Posted by Simon Keighley on October 29, 2024 - 8:32am

Today's Gold and Silver News: 29-10-2024

Today's Gold and Silver News 29-10-2024


Silver Price News: Silver Ends Week on Back Foot

Silver prices ended the week on a quiet note, showing little convincing movement in either direction on a day-on-day basis, and ending slightly into negative territory over the week as a whole.

Prices eased very slightly to around $33.60 an ounce by Friday evening, compared with around $33.70 an ounce in late trades on Thursday. Silver did briefly spike higher to a 12-year high of $36.73 an ounce in the middle of the week, but this appeared to be an outlier trade that was not supported by sustainable volumes and the gains could not be sustained at those levels.

Silver’s performance through the week had a slightly bearish slant, contrasting with gold, which not only set a new all-time high on Wednesday, but finished the week in positive territory compared with Monday.
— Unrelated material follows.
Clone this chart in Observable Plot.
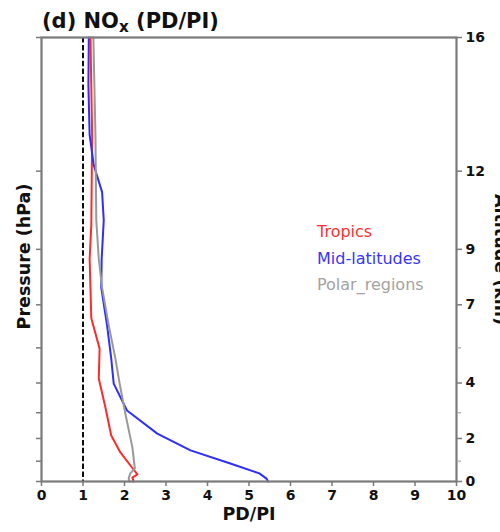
<!DOCTYPE html>
<html><head><meta charset="utf-8">
<script src="https://cdn.jsdelivr.net/npm/d3@7"></script>
<script src="https://cdn.jsdelivr.net/npm/@observablehq/plot@0.6"></script>
<style>
body{margin:0;background:#fff;}
#wrap{position:relative;width:500px;height:532px;overflow:hidden;font-family:"DejaVu Sans",sans-serif;}
#wrap svg{position:absolute;left:0;top:0;}
#title{position:absolute;left:42px;top:11px;font-size:21px;font-weight:bold;line-height:1;white-space:nowrap;color:#111;}
#title sub{font-size:0.72em;vertical-align:-0.28em;line-height:0;}
#legend{position:absolute;left:317px;top:219px;font-size:16px;line-height:26.5px;white-space:nowrap;}
</style></head><body>
<div id="wrap"></div>
<script>
// ---- data ----
const seriesNames = ["Tropics", "Mid-latitudes", "Polar_regions"];
const seriesColors = ["#ff2a2a", "#2e2eff", "#999999"];
const legendColors = ["#ff3030", "#3535ff", "#a3a3a3"];

const tropicsP = [100, 166, 265, 315, 429, 502, 586, 681, 788, 860, 930, 964, 980, 1000];
const tropicsV = [1.18, 1.22, 1.20, 1.16, 1.20, 1.40, 1.38, 1.54, 1.68, 1.90, 2.18, 2.31, 2.19, 2.22];

const midlatP = [100, 128, 166, 194, 223, 258, 315, 366, 445, 528, 602, 692, 780, 851, 911, 959, 985, 1000];
const midlatV = [1.14, 1.13, 1.16, 1.26, 1.46, 1.50, 1.45, 1.44, 1.58, 1.68, 1.74, 2.06, 2.79, 3.59, 4.55, 5.25, 5.42, 5.46];

const polarP = [100, 166, 258, 315, 366, 445, 528, 600, 703, 838, 935, 959, 985, 1000];
const polarV = [1.25, 1.30, 1.32, 1.38, 1.46, 1.62, 1.78, 1.88, 2.02, 2.19, 2.25, 2.14, 2.10, 2.12];

const xTicks = [0, 1, 2, 3, 4, 5, 6, 7, 8, 9, 10];
const pressureTicks = [100, 200, 300, 400, 500, 600, 700, 800, 900, 1000];
const altitudeTickP = [100, 200, 300, 400, 600, 800, 1000];
const altitudeLabels = ["16", "12", "9", "7", "4", "2", "0"];
const altitudeMinorP = [500, 700, 900];
const refLine = [1];

// ---- build table ----
const pArrays = [tropicsP, midlatP, polarP];
const vArrays = [tropicsV, midlatV, polarV];
const rows = [];
seriesNames.forEach((s, k) => pArrays[k].forEach((p, i) => rows.push({series: s, p, v: vArrays[k][i]})));
const altMap = new Map(altitudeTickP.map((p, i) => [p, altitudeLabels[i]]));

const axisColor = "#7a7a7a";
const chart = Plot.plot({
  width: 500, height: 532,
  marginTop: 37, marginBottom: 51, marginLeft: 41, marginRight: 44,
  style: {fontFamily: "DejaVu Sans, sans-serif", fontSize: "14px", color: "#111", background: "white"},
  x: {domain: [0, 10], label: null},
  y: {type: "log", domain: [1000, 100], label: null},
  color: {domain: seriesNames, range: seriesColors},
  marks: [
    Plot.ruleX(refLine, {x: d => d, stroke: "black", strokeWidth: 1.9, strokeDasharray: "5.5,2.4"}),
    Plot.line(rows, {x: "v", y: "p", z: "series", stroke: "series", strokeWidth: 2, curve: "linear"}),
    Plot.frame({stroke: axisColor, strokeWidth: 2.2}),
    Plot.axisX({ticks: xTicks, tickSize: 5, tickPadding: 4, stroke: axisColor, strokeWidth: 1.5, fontWeight: "bold", fontSize: 14, label: null, tickFormat: d => String(d)}),
    Plot.axisY({anchor: "left", ticks: pressureTicks, tickSize: 5, stroke: axisColor, strokeWidth: 1.5, tickFormat: () => "", label: null}),
    Plot.axisY({anchor: "right", ticks: altitudeTickP, tickSize: 5, tickPadding: 4, stroke: axisColor, strokeWidth: 1.5, fontWeight: "bold", fontSize: 14, tickFormat: p => altMap.get(p), label: null}),
    Plot.axisY({anchor: "right", ticks: altitudeMinorP, tickSize: 4, stroke: "#aaa", strokeWidth: 1.2, tickFormat: () => "", label: null}),
    Plot.text(["PD/PI"], {frameAnchor: "bottom", text: d => d, dy: 38, fontWeight: "bold", fontSize: 17.5}),
    Plot.text(["Pressure (hPa)"], {frameAnchor: "left", textAnchor: "middle", text: d => d, rotate: -90, dx: -17, dy: -3, fontWeight: "bold", fontSize: 17.5}),
    Plot.text(["Altitude (km)"], {frameAnchor: "right", textAnchor: "middle", text: d => d, rotate: 90, dx: 44, fontWeight: "bold", fontSize: 17.5})
  ]
});
const wrap = document.getElementById("wrap");
wrap.appendChild(chart);
const title = document.createElement("div");
title.id = "title";
title.innerHTML = "(d) NO<sub>x</sub> (PD/PI)";
wrap.appendChild(title);
const legend = document.createElement("div");
legend.id = "legend";
seriesNames.forEach((s, i) => {
  const d = document.createElement("div");
  d.textContent = s;
  d.style.color = legendColors[i];
  legend.appendChild(d);
});
wrap.appendChild(legend);
</script>
</body></html>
Stronger dollar weighs on silver:

While silver’s 12-year highs may have attracted some profit-taking towards the end of the week, part of the downward pressure may have emanated from the US dollar, which has strengthened against other major currencies so far in October. This makes dollar-denominated silver more expensive for buyers in other currencies, weakening demand. In addition, yields on US 10-year treasury notes strengthened through the week, contributing to downside pressure on silver prices. Read More


 

Gold Price News: Gold Holds Up Near Record Highs

Gold prices ended higher on Friday, capping a strong week for the precious metal, which included a mid-week rally to a new all-time high.

Prices edged higher to $2,742 an ounce on Friday, showing a moderate recovery from an intraday low of $2,718 an ounce. That compared with around $2,735 an ounce in late trades on Thursday.
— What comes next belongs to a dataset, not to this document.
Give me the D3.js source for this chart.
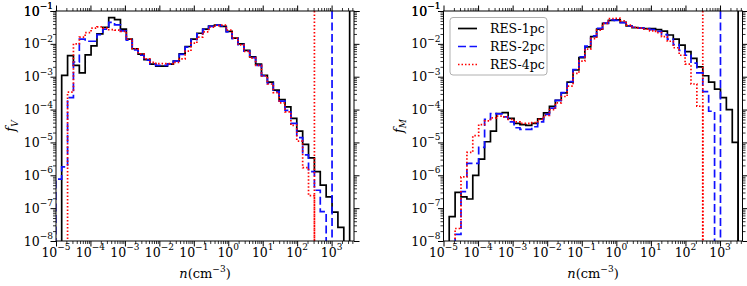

US durable goods orders for September came in slightly below market expectations on Friday, while the Michigan consumer sentiment figures for October gave a slightly better-than-expected reading. Neither set of data did little to change market expectations of a 25-basis point cut to interest rates by the US Fed at its upcoming meeting on November 7.

Recent all-time high prompts discussion over outlook:

Wednesday’s all-time high for gold of $2,758 an ounce has prompted some discussion in the market about how high gold can go, and whether the recent rally can be sustained. Undoubtedly, the higher prices could eventually act to curb jewellery demand and retail investor interest in physical bars and coins, while at the same time sending a stronger signal to miners to increase supply as well as boosting supply from recycling. All of the above factors point to the possibility of the recent gold price rally moderating. Read More


 

Wall Street and Main Street rein in their optimism on gold prices for next week

The latest Kitco News Weekly Gold Survey showed a sharp pullback in bullish sentiment among both industry experts and retail traders, with both groups arriving at a nearly identical distribution of expectations for gold’s near-term price performance.
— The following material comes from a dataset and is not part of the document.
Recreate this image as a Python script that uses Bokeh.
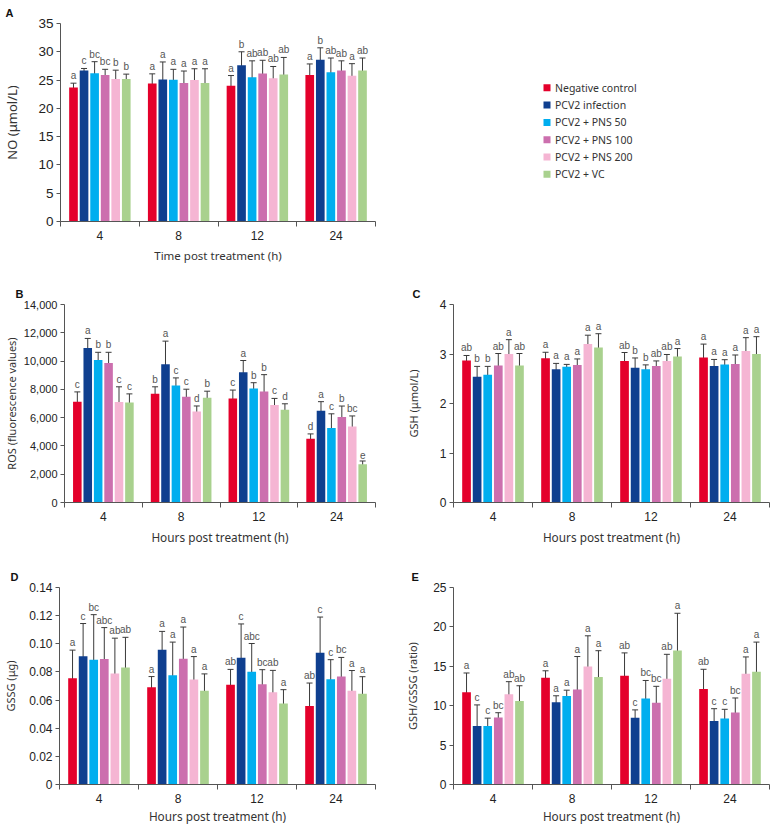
from bokeh.plotting import figure
from bokeh.models import (Range1d, FixedTicker, NumeralTickFormatter, Whisker, TeeHead,
                          ColumnDataSource)
from bokeh.layouts import column, row
from bokeh.embed import file_html
from bokeh.resources import INLINE
from bokeh.core.properties import value

# ---------------- data ----------------
times = ["4", "8", "12", "24"]
treatments = ["Negative control", "PCV2 infection", "PCV2 + PNS 50",
              "PCV2 + PNS 100", "PCV2 + PNS 200", "PCV2 + VC"]
colors = ["#E4002B", "#0F3F8F", "#00AEEF", "#CC6FAE", "#F5B5D3", "#A9D18E"]

# A: NO (umol/L)  rows = time, cols = treatment
no_mean = [[23.7, 26.7, 26.2, 25.9, 25.2, 25.2],
           [24.4, 25.1, 25.05, 24.5, 25.0, 24.5],
           [24.0, 27.6, 25.5, 26.15, 25.3, 26.0],
           [25.9, 28.6, 26.4, 26.7, 25.75, 26.7]]
no_err = [[0.75, 0.35, 2.05, 1.0, 1.55, 0.85],
          [1.7, 3.1, 1.85, 2.1, 2.0, 2.5],
          [1.8, 2.4, 2.9, 2.35, 2.1, 3.0],
          [1.95, 2.1, 2.5, 1.7, 2.15, 2.2]]
no_letters = [["a", "c", "bc", "bc", "b", "b"],
              ["a", "a", "a", "a", "a", "a"],
              ["a", "b", "ab", "ab", "ab", "ab"],
              ["a", "b", "ab", "ab", "a", "ab"]]
no_ticks = [0, 5, 10, 15, 20, 25, 30, 35]

# B: ROS (fluorescence values)
ros_mean = [[7120, 10930, 10080, 9870, 7100, 7070],
            [7690, 9780, 8270, 7470, 6440, 7400],
            [7360, 9210, 8060, 7850, 6890, 6560],
            [4510, 6490, 5260, 6040, 5380, 2700]]
ros_err = [[700, 670, 540, 750, 1080, 610],
           [490, 1630, 540, 540, 385, 470],
           [590, 830, 410, 1190, 470, 420],
           [340, 640, 1010, 780, 740, 235]]
ros_letters = [["c", "a", "b", "b", "c", "c"],
               ["b", "a", "c", "c", "d", "b"],
               ["c", "a", "b", "b", "c", "d"],
               ["d", "a", "c", "b", "bc", "e"]]
ros_ticks = [0, 2000, 4000, 6000, 8000, 10000, 12000, 14000]

# C: GSH (umol/L)
gsh_mean = [[2.87, 2.54, 2.58, 2.77, 3.0, 2.77],
            [2.915, 2.69, 2.74, 2.78, 3.2, 3.13],
            [2.86, 2.72, 2.69, 2.76, 2.86, 2.95],
            [2.93, 2.76, 2.79, 2.80, 3.06, 3.0]]
gsh_err = [[0.1, 0.21, 0.17, 0.24, 0.29, 0.24],
           [0.12, 0.12, 0.05, 0.12, 0.18, 0.28],
           [0.17, 0.2, 0.09, 0.1, 0.13, 0.16],
           [0.27, 0.13, 0.095, 0.18, 0.27, 0.35]]
gsh_letters = [["ab", "b", "b", "ab", "a", "ab"],
               ["a", "a", "a", "a", "a", "a"],
               ["ab", "b", "b", "ab", "ab", "a"],
               ["a", "a", "a", "a", "a", "a"]]
gsh_ticks = [0, 1, 2, 3, 4]

# D: GSSG (ug)
gssg_mean = [[0.0755, 0.0911, 0.0887, 0.0892, 0.0788, 0.0831],
             [0.0692, 0.0958, 0.0776, 0.0894, 0.0746, 0.0666],
             [0.0708, 0.0901, 0.0802, 0.0713, 0.0656, 0.0576],
             [0.0558, 0.0936, 0.0748, 0.0767, 0.0666, 0.0645]]
gssg_err = [[0.020, 0.0233, 0.032, 0.0223, 0.0252, 0.0215],
            [0.0075, 0.013, 0.0236, 0.0225, 0.0163, 0.012],
            [0.011, 0.024, 0.020, 0.0103, 0.0155, 0.0098],
            [0.0163, 0.0254, 0.0139, 0.0136, 0.0144, 0.0121]]
gssg_letters = [["a", "c", "bc", "abc", "ab", "ab"],
                ["a", "a", "a", "a", "a", "a"],
                ["ab", "c", "abc", "bc", "ab", "a"],
                ["ab", "c", "c", "bc", "a", "a"]]
gssg_ticks = [0, 0.02, 0.04, 0.06, 0.08, 0.10, 0.12, 0.14]
gssg_tick_labels = ["0", "0.02", "0.04", "0.06", "0.08", "0.10", "0.12", "0.14"]

# E: GSH/GSSG ratio
ratio_mean = [[11.7, 7.42, 7.42, 8.51, 11.45, 10.6],
              [13.55, 10.44, 11.24, 12.04, 14.97, 13.63],
              [13.8, 8.47, 10.9, 10.36, 13.42, 16.99],
              [12.12, 8.05, 8.39, 9.14, 14.05, 14.3]]
ratio_err = [[2.45, 2.68, 1.0, 0.6, 1.6, 1.93],
             [0.88, 0.82, 0.73, 4.2, 3.9, 3.35],
             [2.9, 1.0, 2.3, 2.1, 3.1, 4.74],
             [2.5, 1.57, 1.15, 1.84, 2.14, 3.77]]
ratio_letters = [["a", "c", "c", "bc", "ab", "ab"],
                 ["a", "a", "a", "a", "a", "a"],
                 ["ab", "c", "bc", "bc", "ab", "a"],
                 ["ab", "c", "c", "bc", "a", "a"]]
ratio_ticks = [0, 5, 10, 15, 20, 25]

# ---------------- styling ----------------
TICK_FONT = "Liberation Sans"
TITLE_FONT = "Noto Sans"
AXIS_COLOR = "#555555"
ERR_COLOR = "#3a3a3a"
STEP = 0.134
BAR_W = 0.11


def make_panel(letter, mean, err, letters, yticks, ylabel, xlabel,
               width, height, mbl, mbr, mbt, mbb, ytick_size, ylabel_size,
               ylabel_standoff, xlabel_size, xlabel_standoff, title_offset,
               ytick_labels=None, yformat=None):
    n = len(treatments)
    xs, ups, lows, labs = [], [], [], []
    p = figure(width=width, height=height,
               x_range=Range1d(0, len(times)), y_range=Range1d(0, yticks[-1]),
               output_backend="svg", toolbar_location=None,
               min_border_left=mbl, min_border_right=mbr,
               min_border_top=mbt, min_border_bottom=mbb, title=letter)
    p.outline_line_color = None
    p.grid.visible = False
    p.background_fill_color = "white"
    p.border_fill_color = "white"

    p.title.text_font = TICK_FONT
    p.title.text_font_style = "bold"
    p.title.text_font_size = "11px"
    p.title.text_color = "#111111"
    p.title.align = "left"
    p.title.offset = title_offset
    p.title.standoff = 9

    for i in range(n):
        bx = [t + 0.5 + (i - (n - 1) / 2) * STEP for t in range(len(times))]
        btop = [mean[t][i] for t in range(len(times))]
        p.vbar(x=bx, top=btop, bottom=0, width=BAR_W,
               fill_color=colors[i], line_color=None)
        for t in range(len(times)):
            xs.append(bx[t])
            ups.append(mean[t][i] + err[t][i])
            lows.append(mean[t][i] - err[t][i])
            labs.append(letters[t][i])
    src = ColumnDataSource(dict(x=xs, upper=ups, lower=lows, letter=labs))
    w = Whisker(source=src, base="x", upper="upper", lower="lower",
                line_color=ERR_COLOR, line_width=1,
                upper_head=TeeHead(size=6, line_color=ERR_COLOR, line_width=1),
                lower_head=TeeHead(size=6, line_color=ERR_COLOR, line_width=1))
    p.add_layout(w)
    p.text(x="x", y="upper", text="letter", source=src,
           text_font=value(TICK_FONT), text_font_size="10px",
           text_color="#555555", text_align="center",
           text_baseline="bottom", y_offset=-2)

    # x axis: labels at group centres, tick marks at group boundaries
    xa = p.xaxis[0]
    centers = [t + 0.5 for t in range(len(times))]
    bounds = [float(t) for t in range(len(times) + 1)]
    xa.ticker = FixedTicker(ticks=centers, minor_ticks=bounds)
    xa.major_label_overrides = {c: lab for c, lab in zip(centers, times)}
    xa.major_tick_out = 0
    xa.major_tick_in = 0
    xa.minor_tick_out = 5
    xa.minor_tick_in = 0
    xa.minor_tick_line_color = AXIS_COLOR
    xa.axis_line_color = AXIS_COLOR
    xa.major_label_text_font = TICK_FONT
    xa.major_label_text_font_size = "12px"
    xa.major_label_text_color = "#222222"
    xa.major_label_standoff = 4
    xa.axis_label = xlabel
    xa.axis_label_text_font = TITLE_FONT
    xa.axis_label_text_font_style = "normal"
    xa.axis_label_text_font_size = xlabel_size
    xa.axis_label_text_color = "#333333"
    xa.axis_label_standoff = xlabel_standoff

    ya = p.yaxis[0]
    ya.ticker = FixedTicker(ticks=yticks, minor_ticks=[])
    if yformat is not None:
        ya.formatter = NumeralTickFormatter(format=yformat)
    if ytick_labels is not None:
        ya.major_label_overrides = {v: s for v, s in zip(yticks, ytick_labels)}
    ya.major_tick_out = 4
    ya.major_tick_in = 0
    ya.minor_tick_out = 0
    ya.minor_tick_in = 0
    ya.major_tick_line_color = AXIS_COLOR
    ya.axis_line_color = AXIS_COLOR
    ya.major_label_text_font = TICK_FONT
    ya.major_label_text_font_size = ytick_size
    ya.major_label_text_color = "#222222"
    ya.major_label_standoff = 3
    ya.axis_label = ylabel
    ya.axis_label_text_font = TITLE_FONT
    ya.axis_label_text_font_style = "normal"
    ya.axis_label_text_font_size = ylabel_size
    ya.axis_label_text_color = "#333333"
    ya.axis_label_standoff = ylabel_standoff
    return p


LW, RW = 390, 380
H1, H2, H3 = 270, 277, 279
A_TOP, A_BOTTOM = 23, 49

pA = make_panel("A", no_mean, no_err, no_letters, no_ticks, "NO (μmol/L)",
                "Time post treatment (h)", LW, H1, 58, 15, A_TOP, A_BOTTOM,
                "13.5px", "13px", 14, "11.5px", 5, -55)
pB = make_panel("B", ros_mean, ros_err, ros_letters, ros_ticks,
                "ROS (fluorescence values)", "Hours post treatment (h)",
                LW, H2, 58, 15, 34, 45, "11px", "11px", 2, "11.8px", 5, -49,
                yformat="0,0")
pC = make_panel("C", gsh_mean, gsh_err, gsh_letters, gsh_ticks, "GSH (μmol/L)",
                "Hours post treatment (h)", RW, H2, 63, 1, 34, 45,
                "12px", "11px", 16, "11.8px", 5, -41)
pD = make_panel("D", gssg_mean, gssg_err, gssg_letters, gssg_ticks, "GSSG (μg)",
                "Hours post treatment (h)", LW, H3, 58, 15, 40, 41,
                "12px", "11px", 8, "11.8px", 2, -49,
                ytick_labels=gssg_tick_labels)
pE = make_panel("E", ratio_mean, ratio_err, ratio_letters, ratio_ticks,
                "GSH/GSSG (ratio)", "Hours post treatment (h)", RW, H3,
                63, 1, 40, 41, "12px", "11px", 10, "11.8px", 2, -42)

# legend panel (right of panel A); its frame shares panel A's borders, and the
# ranges are set so that one unit is one pixel (y measured downwards)
pL = figure(width=RW, height=H1, output_backend="svg", toolbar_location=None,
            x_range=Range1d(0, RW), y_range=Range1d(H1 - A_BOTTOM, A_TOP),
            x_axis_location=None, y_axis_location=None,
            min_border_left=0, min_border_right=0,
            min_border_top=A_TOP, min_border_bottom=A_BOTTOM)
pL.outline_line_color = None
pL.grid.visible = False
LEG_X, LEG_Y, LEG_DY = 156.5, 87.3, 17.3
leg_y = [LEG_Y + k * LEG_DY for k in range(len(treatments))]
leg_src = ColumnDataSource(dict(x=[LEG_X] * len(treatments), y=leg_y,
                                tx=[LEG_X + 8] * len(treatments),
                                color=colors, label=treatments))
pL.scatter(x="x", y="y", source=leg_src, marker="square", size=7,
           fill_color="color", line_color=None)
pL.text(x="tx", y="y", text="label", source=leg_src,
        text_font=value(TITLE_FONT), text_font_size="10.5px",
        text_color="#333333", text_baseline="middle", text_align="left")

layout = column(row(pA, pL), row(pB, pC), row(pD, pE))
open("out.html", "w").write(file_html(layout, INLINE))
Marc Chandler, managing director at Bannockburn Global Forex, expects consolidation in the near term, and said the risks for gold are now skewed to the downside.

“Gold recorded a potential key reversal in the middle of last week by setting a record high and then selling off and settling below the previous day’s low,” he said. “There was no follow-through in the last two days, and a consolidative tone emerged.”

“Central banks buying gold and speculation of the inflationary implications of the policies of the next US administration are the main narrative for the gold bulls,” Chandler added. “It seems counterintuitive that the dollar and US rates and stocks have been rallying alongside gold. A break of $2700 would likely begin squeezing the late longs. My guess is we see $2600 before $2800.” Read More


 

Dollar strength likely to continue into 2025, but diversification with gold may be wise – JPMorgan

The U.S. dollar has seen a rebound in recent weeks, with the dollar index (DXY) climbing from 100.185 on September 30 to a high of 104.58 on Monday. But with the strength of BRICS rising and other headwinds mounting, analysts at JPMorgan asked the question top of mind for many global investors: can King Dollar continue its reign? 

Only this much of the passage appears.